Folha de S. Paulo


A musa

Dois assuntos da edição da Folha de domingo passado merecem uma reflexão: o ensaio fotográfico e a entrevista com a secretária Fernanda Karina Somaggio e o pingue-pongue de duas páginas com o prefeito de São Paulo, José Serra.

Ambos foram destaques nos títulos da Primeira Página do jornal: "Karina fala do ex-patrão e de nudez", ilustrada com uma foto grande da secretária com um top de oncinha, e "Lula é menor que a atual crise política, afirma Serra".

O primeiro material, produzido pela Revista da Folha ("Musa da Inconfidência"), foi recorde absoluto de mensagens para o ombudsman. Foram 72, sendo que 52 apenas no domingo e na segunda-feira. A maioria (43) enviada por homens. Todas contrárias à publicação.

Reportagens polêmicas sempre geram fortes reações, mas raramente como neste caso. Diferentemente das cobranças iradas que acompanhei em outros episódios, desta vez as mensagens foram de decepção. Como a de Doralice Araújo, professora de Curitiba: "Desconforto e decepção, foi o que senti ao ver Karina Somaggio -a oportunista do momento- na capa da Folha".

Os leitores acharam o material de "mau gosto", "sensacionalista", "bizarro", "escandaloso", "vulgar", "apelativo", "fútil", "medíocre", "desrespeitoso" e uma longa lista de adjetivos. A crítica maior foi pelo fato de o jornal escancarar a foto da secretária na Primeira Página. É a opinião, por exemplo, da fonoaudióloga Rosana Amá Brusco, de São Paulo: "Já achei demais a Revista dar tanto espaço a Fernanda Somaggio, mas colocá-la na capa do jornal é um exagero absurdo e sem tamanho! Não considero esse um assunto sério o suficiente, ou de interesse do público. É claro que se fosse algo ligado à CPI, teria algum sentido. Agora, fotos de sutiã, ou biquíni, sei lá, é um pouquinho demais".

Muitos leitores perguntaram por que a Folha publicou o material: "Para vender jornal?", "por falta de assunto?", "por torcer contra a democracia?", "por ironia?", "para desmoralizar a secretária?".

"Musa da Inconfidência" foi recorde absoluto de mensagens para o ombudsman. Foram 72, sendo que 52 apenas no domingo e na segunda-feira. A maioria (43) enviada por homens. Todas contrárias à publicação

Quem responde é a editora da Revista, Vera Guimarães Martins: "A razão pela qual a Revista produziu a reportagem é a mesma que norteia todas as nossas pautas: abordar, sem prejulgamentos, assuntos e pessoas que movimentam de alguma forma o cotidiano dos leitores.
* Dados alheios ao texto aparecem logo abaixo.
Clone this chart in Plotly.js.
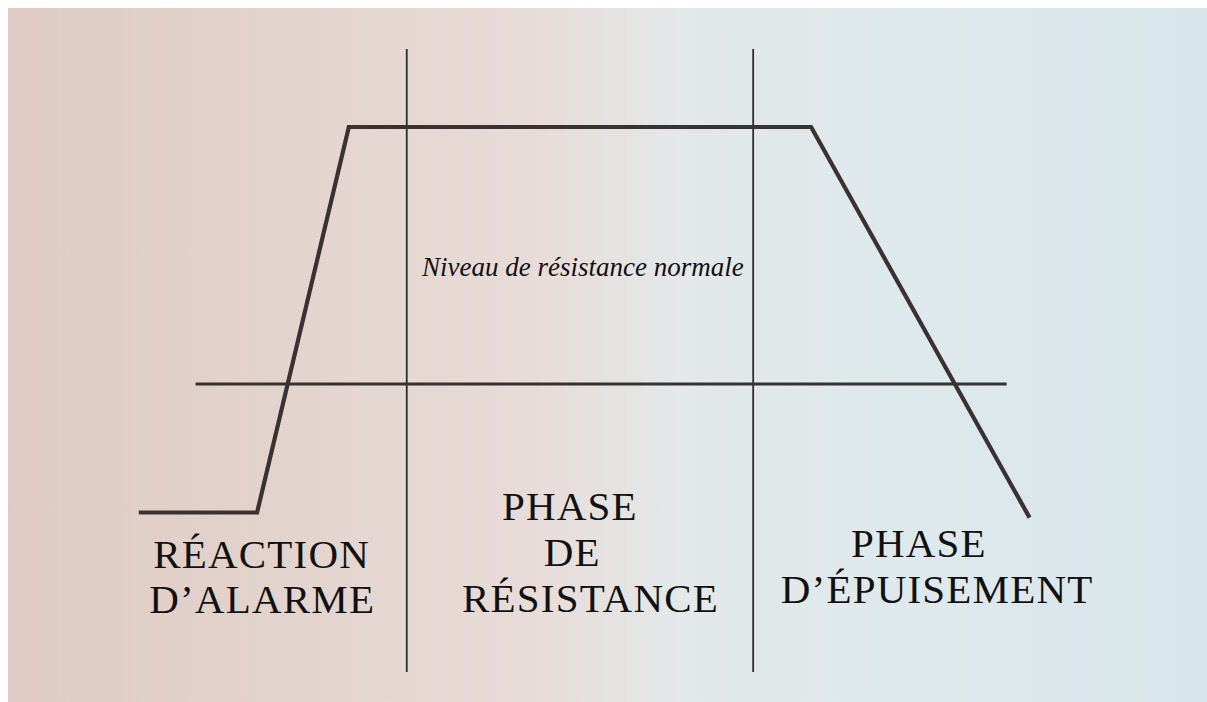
<html><head>
<meta charset="utf-8">
<style>
body {
  margin: 0;
  background: #ffffff;
  width: 1207px;
  height: 702px;
  overflow: hidden;
  position: relative;
}
.backdrop {
  position: absolute;
  left: 8px;
  top: 8px;
  right: 0;
  bottom: 0;
  background: linear-gradient(90deg, #dfcbc3 0%, #e3d4ce 25%, #e8dcd8 44%, #e3e8e9 56%, #dee9ec 75%, #d8e5ea 100%);
}
#chart {
  position: absolute;
  left: 0;
  top: 0;
}
#chart .annotation-text {
  letter-spacing: 1.2px;
}
#chart .annotation:last-child .annotation-text {
  letter-spacing: 0;
}
</style>
<script src="https://cdn.plot.ly/plotly-3.0.1.min.js"></script>
</head>
<body>
<div class="backdrop"></div>
<div id="chart"></div>
<script>
// stress response curve (time units, resistance level; 0 = normal level)
const stressTime = [11.5, 21.3, 28.9, 67.2, 85.3];
const stressLevel = [-50, -50, 100, 100, -52];

// normal resistance baseline
const normalTime = [16.2, 83.4];
const normalLevel = [0, 0];

// phase boundaries
const phaseBounds = [33.7, 62.4];
const phaseLineSpan = [130.4, -112.1];

// labels
const phaseLines = ['RÉACTION', 'D’ALARME', 'PHASE', 'DE', 'RÉSISTANCE', 'PHASE', 'D’ÉPUISEMENT'];
const phaseLineX = [21.7, 21.7, 47.2, 47.4, 48.9, 76.1, 77.6];
const phaseLineY = [-66.1, -83.7, -47.5, -65.4, -83.3, -61.9, -79.8];
const normalLabel = 'Niveau de résistance normale';
const normalLabelPos = [48.3, 45.5];

function drawChart() {
  const traces = [];

  phaseBounds.forEach(function (b) {
    traces.push({
      x: [b, b],
      y: phaseLineSpan,
      type: 'scatter',
      mode: 'lines',
      line: {color: '#2f2c2c', width: 1.8},
      hoverinfo: 'skip'
    });
  });

  traces.push({
    x: normalTime,
    y: normalLevel,
    type: 'scatter',
    mode: 'lines',
    line: {color: '#363131', width: 3},
    hoverinfo: 'skip'
  });

  traces.push({
    x: stressTime,
    y: stressLevel,
    type: 'scatter',
    mode: 'lines',
    line: {color: '#3a3232', width: 4.2},
    hoverinfo: 'skip'
  });

  const annotations = phaseLines.map(function (t, i) {
    return {
      text: t,
      x: phaseLineX[i],
      y: phaseLineY[i],
      xref: 'x', yref: 'y',
      xanchor: 'center', yanchor: 'middle',
      showarrow: false,
      font: {family: 'Liberation Serif, Times New Roman, serif', size: 41, color: '#111111'}
    };
  });

  // italic label last, so the css rule above drops its letter spacing
  annotations.push({
    text: '<i>' + normalLabel + '</i>',
    x: normalLabelPos[0],
    y: normalLabelPos[1],
    xref: 'x', yref: 'y',
    xanchor: 'center', yanchor: 'middle',
    showarrow: false,
    font: {family: 'Liberation Serif, serif', size: 27, color: '#111111'}
  });

  const layout = {
    width: 1207,
    height: 702,
    margin: {l: 0, r: 0, t: 0, b: 0},
    paper_bgcolor: 'rgba(0,0,0,0)',
    plot_bgcolor: 'rgba(0,0,0,0)',
    showlegend: false,
    xaxis: {range: [0, 100], visible: false, fixedrange: true},
    yaxis: {range: [-123.74, 149.42], visible: false, fixedrange: true},
    annotations: annotations
  };

  Plotly.newPlot('chart', traces, layout, {displayModeBar: false, staticPlot: true});
}

drawChart();
</script>
</body></html>
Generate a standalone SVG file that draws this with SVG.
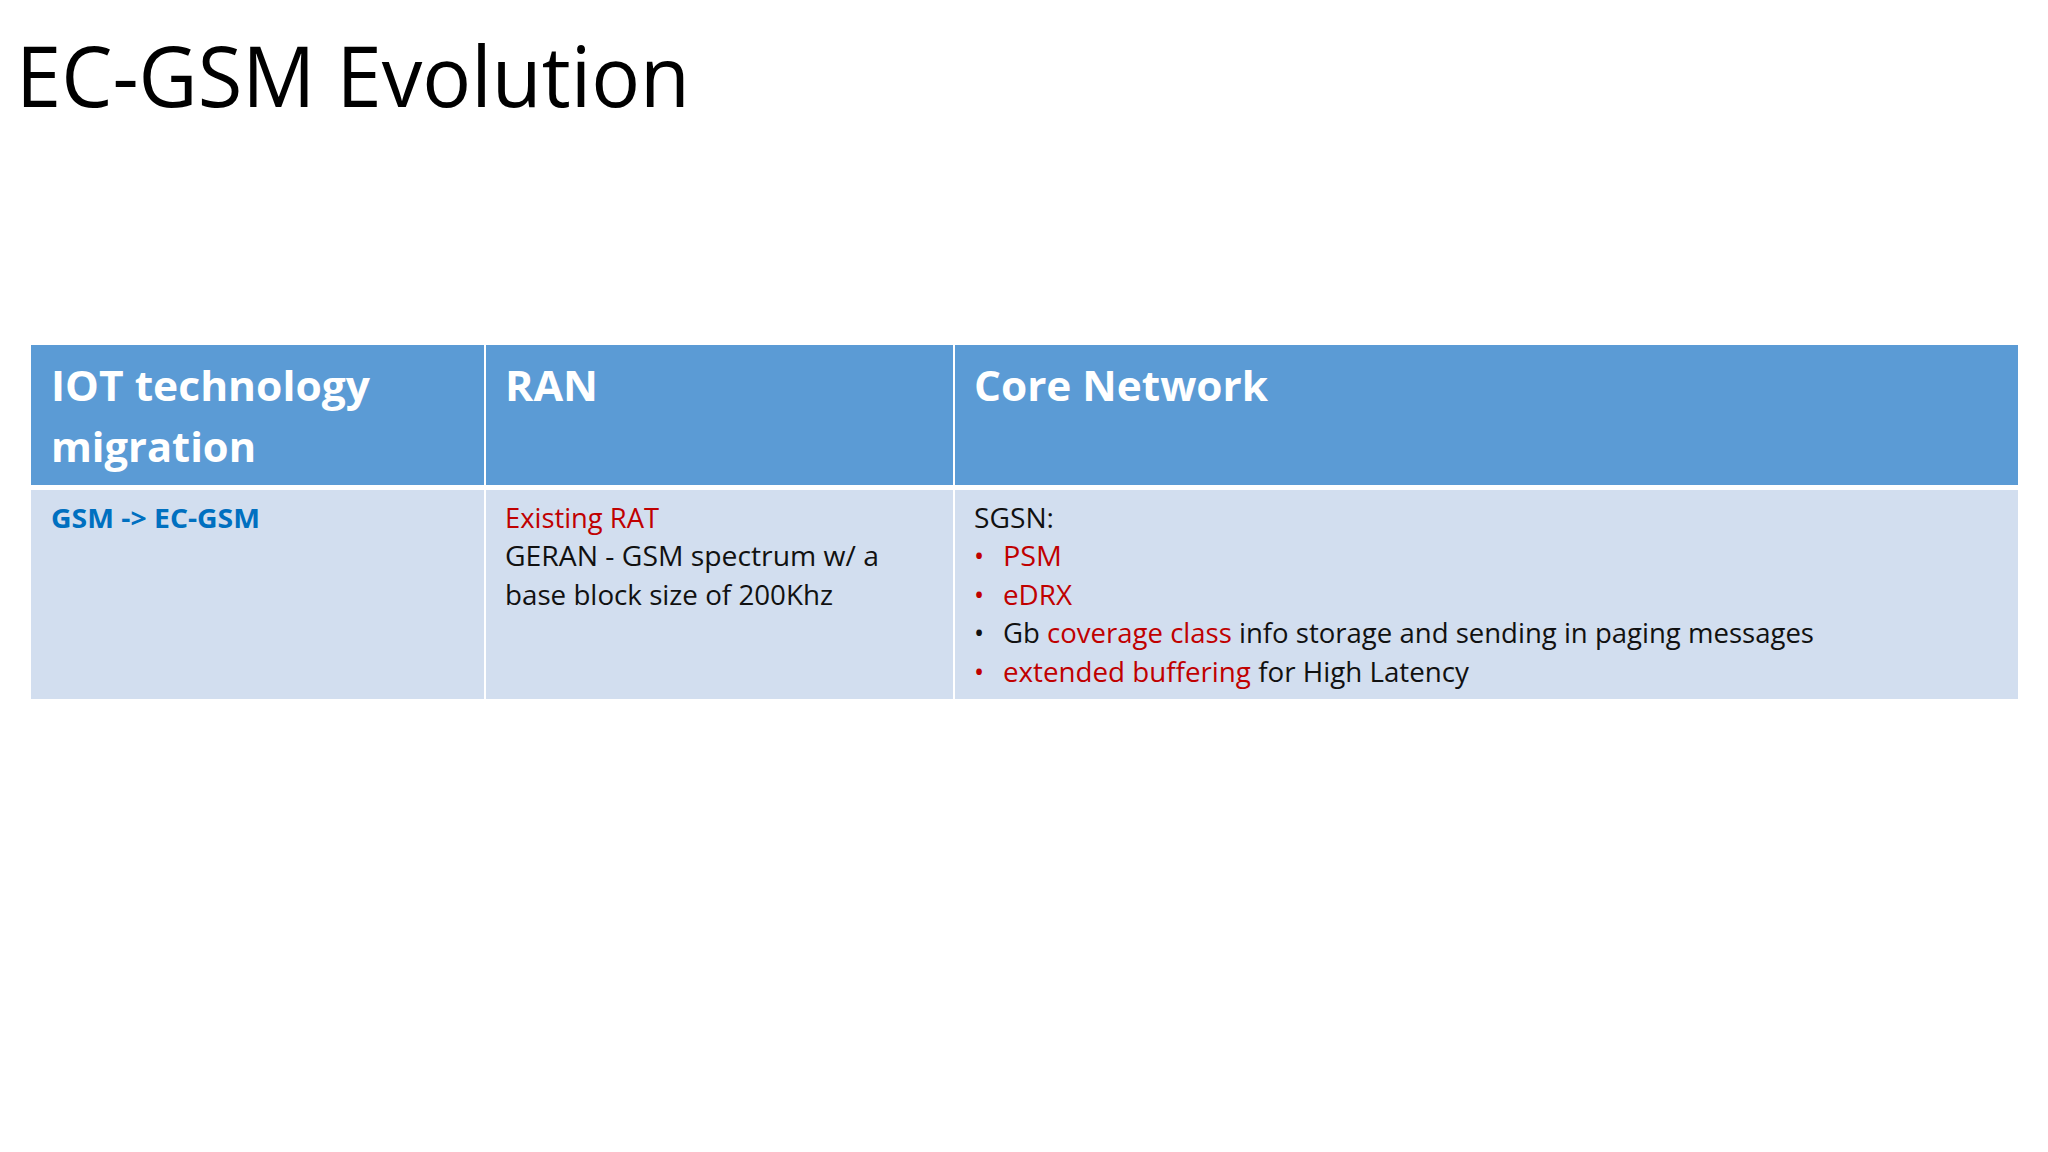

A ex-secretária é uma personagem-chave do momento vivido pelo país: apareceu fazendo denúncias graves com um discurso baseado na ética, ganhou espaço na mídia, foi sondada para sair candidata a deputado e para posar nua. Só essa combinação inusitada já faz dela uma personagem que merece ser perfilada para os leitores".

Achei o texto da revista bem escrito, embora ache um exagero o comentário que Luís Nassif fez na sua coluna de quinta: "Houve leitores que não entenderam adequadamente. Mas a capa da Revista da Folha, com a secretária Karina, é uma obra-prima do jornalismo sarcástico, tanto texto quanto produção de fotos. Um clássico à altura de Joel Silveira". O jornalista Alberto Dines, do Observatório da Imprensa, achou a entrevista "esperta", no sentido de "viva, rica em sutilezas e sobretudo nada maçante".

Na minha opinião, houve dois problemas sérios na edição. Primeiro, o tratamento gráfico na Primeira Página, que não soube traduzir a ironia que o texto da revista continha. Ficou uma exposição grotesca com ares de notícia quente.

O segundo problema é que o jornal abusou, naquele domingo, de brincadeiras com um tema que as pessoas estão levando muito a sério. O resultado foi o que o leitor Paulo Nogueira, de São Bernardo, definiu como "carnavalização": além do ensaio brega com a secretária, a Folha publicou duas páginas da Ilustrada com roteiros de telenovela ("Sarabandalha", "Farinha do mesmo saco" e "Mussarela com Bananas") que ridicularizam o "mensalão". "Cômico" -resumiu Filipe Barini, do Rio-, "se não fosse trágico".